Kwaliteit archeologische onderzoeksketen
Voorts maakt de Erfgoedinspectie melding van het in 2006 gestarte onderzoek naar de kwaliteit van de
archeologische onderzoeksketen. In dit onderzoek is aandacht besteed aan de kwaliteit van de
programma's van eisen, de uitvoering in het veld van opgravingen en de eindrapportage. In oktober
2007 zijn de eerste uitkomsten van dit onderzoek gerapporteerd aan de Tweede Kamer in het rapport
`werk in uitvoering I'3. De aanbeveling van de Erfgoedinspectie om een standaard Programma van Eisen
model te introduceren heb ik overgenomen. De door de beroepsgroep gehanteerde Kwaliteitsnorm
Archeologie voorziet in een leidraad voor het opstellen van een Programma van Eisen, waar een
standaardmodel onderdeel van is. Het onderzoek van de Erfgoedinspectie is een eerste stap in de
3 Tweede kamer, vergaderjaar 2007-2-8, 29259, nr. 35
richting van het monitoren van kwaliteit in de cyclus van de archeologische monumentenzorg.
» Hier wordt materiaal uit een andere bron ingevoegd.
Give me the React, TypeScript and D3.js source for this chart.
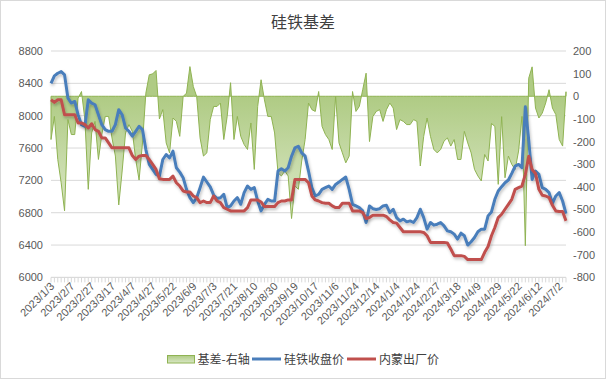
import React from "react";
import * as d3 from "d3";

const tickLabels = ["2023/1/3","2023/2/7","2023/2/27","2023/3/17","2023/4/7","2023/4/27","2023/5/22","2023/6/9","2023/7/3","2023/7/21","2023/8/10","2023/8/30","2023/9/19","2023/10/17","2023/11/6","2023/11/24","2023/12/14","2024/1/4","2024/1/24","2024/2/27","2024/3/18","2024/4/9","2024/4/29","2024/5/22","2024/6/12","2024/7/2"];
const labelEvery = 6;

const closePrice = [8400,8492,8525,8546,8505,8217,8156,8176,8012,7889,7869,8197,8156,8135,8012,7889,7828,7807,7807,7889,8074,8012,7848,7807,7746,7807,7869,7828,7581,7397,7335,7274,7253,7458,7520,7479,7561,7356,7302,7233,7089,6986,6925,6986,7110,7240,7180,7120,7020,6975,6985,7028,6863,6884,6945,6986,6904,7048,7130,7089,7110,6945,6822,6904,6966,6945,6945,7315,7343,7315,7356,7499,7602,7622,7540,7499,7315,7110,7007,7028,7089,7110,7130,7089,7150,7179,7212,7241,7089,6904,6884,6863,6822,6679,6884,6850,6840,6850,6884,6892,6802,6843,6740,6699,6720,6687,6699,6679,6740,6843,6740,6597,6679,6646,6658,6679,6638,6576,6564,6535,6474,6547,6515,6400,6441,6494,6564,6597,6597,6761,6810,6966,7069,7122,7171,7204,7286,7376,7397,7356,8110,7700,7212,7315,7274,7110,7089,7048,6917,7007,7048,6945,6790];

const factoryPrice = [8197,8164,8197,8197,8012,8012,8012,8012,7910,7910,7889,7848,7900,7828,7807,7725,7725,7663,7602,7602,7602,7602,7602,7602,7507,7458,7499,7507,7507,7458,7397,7335,7220,7212,7212,7212,7253,7171,7130,7069,7056,7056,7007,6986,6925,6945,6925,6925,7007,6945,6925,6863,6843,6822,6822,6822,6822,6822,6863,6958,6958,6958,6933,6876,6876,6876,6876,6925,6945,6945,6958,6958,7212,7212,7212,7212,7171,7007,6958,6945,6925,6917,6917,6884,6863,6863,6917,6917,6917,6822,6822,6822,6802,6728,6740,6769,6769,6769,6769,6753,6712,6679,6671,6617,6564,6564,6564,6564,6564,6564,6556,6515,6433,6433,6433,6433,6433,6425,6351,6269,6269,6269,6260,6220,6220,6220,6220,6220,6310,6383,6515,6617,6740,6781,6843,6904,6966,7089,7110,7130,7274,7499,7335,7286,7089,7015,7007,6986,6892,6822,6814,6814,6699];

const basis = [-191,-89,-279,-382,-506,-103,-169,-169,-8,21,-103,-411,-162,-111,-279,-169,-89,-89,-184,-264,-480,-330,-162,-125,-155,-279,-370,-206,14,95,99,114,-100,-59,-206,-250,-96,-111,-177,-1,14,131,43,-1,-184,-264,-250,-103,-45,-45,-30,-191,-89,60,-191,-89,-177,-213,-235,-118,-323,-45,73,-16,-89,-89,-162,-338,-352,-330,-352,-540,-396,-411,-286,-191,-30,-59,-67,21,-133,-169,-191,-235,-1,-206,-250,-294,-264,21,-67,-45,29,102,-200,-89,-67,-59,-111,-59,-30,-52,-147,-103,-111,-125,-125,-103,-111,-308,-177,-96,-177,-235,-250,-235,-198,-184,-220,-191,-279,-279,-155,-206,-250,-323,-352,-374,-257,-286,-120,-133,-389,-90,-360,-264,-301,-323,-242,-89,-660,80,130,-52,-96,-74,-30,29,-52,-81,-191,-220,20];

const leftTicks = [6000,6400,6800,7200,7600,8000,8400,8800];
const rightTicks = [200,100,0,-100,-200,-300,-400,-500,-600,-700,-800];

const W = 606, H = 379;
const L = 51, R = 566, T = 51, B = 277.4;
const FONT = "'Liberation Sans', Arial, sans-serif";
const CJK = "'Noto Sans CJK SC', sans-serif";

export default function App() {
  const n = closePrice.length;
  const x = d3.scaleLinear().domain([0, n - 1]).range([L, R]);
  const yL = d3.scaleLinear().domain([6000, 8800]).range([B, T]);
  const yR = d3.scaleLinear().domain([-800, 200]).range([B, T]);
  const idx = d3.range(n);

  const area = d3.area<number>().x((i) => x(i)).y0(yR(0)).y1((i) => yR(basis[i]))(idx) || "";
  const lineB = d3.line<number>().x((i) => x(i)).y((i) => yL(closePrice[i]))(idx) || "";
  const lineR = d3.line<number>().x((i) => x(i)).y((i) => yL(factoryPrice[i]))(idx) || "";

  return (
    <div style={{ position: "fixed", left: 0, top: 0, width: W, height: H, background: "#fff" }}>
      <svg width={W} height={H} style={{ display: "block" }}>
        <defs>
          <linearGradient id="gfill" gradientUnits="userSpaceOnUse" x1="0" y1={yR(0)} x2="0" y2={yR(-750)}>
            <stop offset="0" stopColor="#afcb84" />
            <stop offset="1" stopColor="#eef4e4" />
          </linearGradient>
          <linearGradient id="gleg" x1="0" y1="0" x2="0" y2="1">
            <stop offset="0" stopColor="#afcb84" />
            <stop offset="1" stopColor="#d9e7c5" />
          </linearGradient>
          <filter id="shadow" x="-5%" y="-5%" width="110%" height="120%">
            <feDropShadow dx="1" dy="2" stdDeviation="1.5" floodColor="#000" floodOpacity="0.25" />
          </filter>
        </defs>
        <rect x={0.5} y={0.5} width={W - 1} height={H - 1} fill="#fff" stroke="#d9d9d9" />
        <text x={W / 2} y={28} textAnchor="middle" fontFamily={CJK} fontSize={16} fill="#404040">硅铁基差</text>

        {leftTicks.map((v) => (
          <line key={"g" + v} x1={L} x2={R} y1={yL(v)} y2={yL(v)} stroke="#d9d9d9" strokeWidth={1} />
        ))}

        <path d={area} fill="url(#gfill)" stroke="#8fb352" strokeWidth={1} strokeLinejoin="round" />
        <path d={lineB} fill="none" stroke="#4a7ebb" strokeWidth={3} strokeLinejoin="round" filter="url(#shadow)" />
        <path d={lineR} fill="none" stroke="#c0504d" strokeWidth={3} strokeLinejoin="round" filter="url(#shadow)" />

        <line x1={L} x2={R} y1={B} y2={B} stroke="#d9d9d9" />
        {idx.map((i) => (
          <line key={"t" + i} x1={x(i)} x2={x(i)} y1={B} y2={B + 5} stroke="#d9d9d9" />
        ))}

        {leftTicks.map((v) => (
          <text key={"l" + v} x={43} y={yL(v) + 4} textAnchor="end" fontFamily={FONT} fontSize={11} fill="#595959">{v}</text>
        ))}
        {rightTicks.map((v) => (
          <text key={"r" + v} x={573} y={yR(v) + 4} textAnchor="start" fontFamily={FONT} fontSize={11} fill="#595959">{v}</text>
        ))}

        {tickLabels.map((s, k) => {
          const px = x(k * labelEvery) + 4;
          const py = 287;
          return (
            <text key={"x" + k} x={px} y={py} transform={`rotate(-45 ${px} ${py})`} textAnchor="end" fontFamily={FONT} fontSize={11} fill="#595959">{s}</text>
          );
        })}

        <rect x={167.5} y={355.5} width={27} height={7.5} fill="url(#gleg)" stroke="#8fb352" />
        <text x={197.5} y={363.5} fontFamily={CJK} fontSize={12} fill="#404040">基差-右轴</text>
        <line x1={252} x2={281} y1={359} y2={359} stroke="#4a7ebb" strokeWidth={3} />
        <text x={284} y={363.5} fontFamily={CJK} fontSize={12} fill="#404040">硅铁收盘价</text>
        <line x1={347} x2={376} y1={359} y2={359} stroke="#c0504d" strokeWidth={3} />
        <text x={379} y={363.5} fontFamily={CJK} fontSize={12} fill="#404040">内蒙出厂价</text>
      </svg>
    </div>
  );
}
Nog dit
jaar zal de Erfgoedinspectie samen met de Rijksdienst voor Archeologie, Cultuurlandschap en
Monumenten onderzoek doen naar de kwaliteit van de archeologische rapportages. Zodra dit is
verricht, zal ik de Kamer daarover informeren.
Sector Collecties
Visitaties en kwaliteitszorg
Ten aanzien van de visitaties van musea en de collecties is eind 2007, begin 2008 een begin gemaakt
met drie pilots. Het eerste visitatierapport is in 2008 reeds ontvangen.
In haar jaarverslag benoemt de Erfgoedinspectie als mogelijke risico's dat bij de beoordeling van het
collectiebeheer de visitaties te veel steunen op inspectierapporten en dat de visitaties niet genoeg
aandacht besteden aan het collectiebeheer. De Erfgoedinspectie dringt aan op heroverweging van het
visitatiemodel.
Visitatie van musea bevindt zich echter nog in de kinderschoenen, waardoor ik het te vroeg vind nu al
te concluderen dat heroverweging noodzakelijk is. Na afronding van de eerste pilot visitaties zal een
evaluatie plaatsvinden waarna ik op de conclusies van de Erfgoedinspectie zal terugkomen. Ik hoop en
verwacht dat de visitaties ook een bijdrage zullen leveren aan de verbetering van de kwaliteitszorg in
de museumsector. Te meer daar de Erfgoedinspectie in haar rapport `Beheer rijkscollecties 2002
2005' hier al expliciet aandacht voor had gevraagd. Ik ben dan ook blij dat de Erfgoedinspectie in 2007
inspanningen heeft geleverd, die onder meer geresulteerd hebben in de Nederlandse vertaling van het
Engelse collectiekwaliteitssysteem MDA-Spectrum, die de kwaliteitszorg naar een hoger niveau kan
tillen. De uitkomsten hiervan worden naar verwachting in de loop van 2008 en 2009 zichtbaar.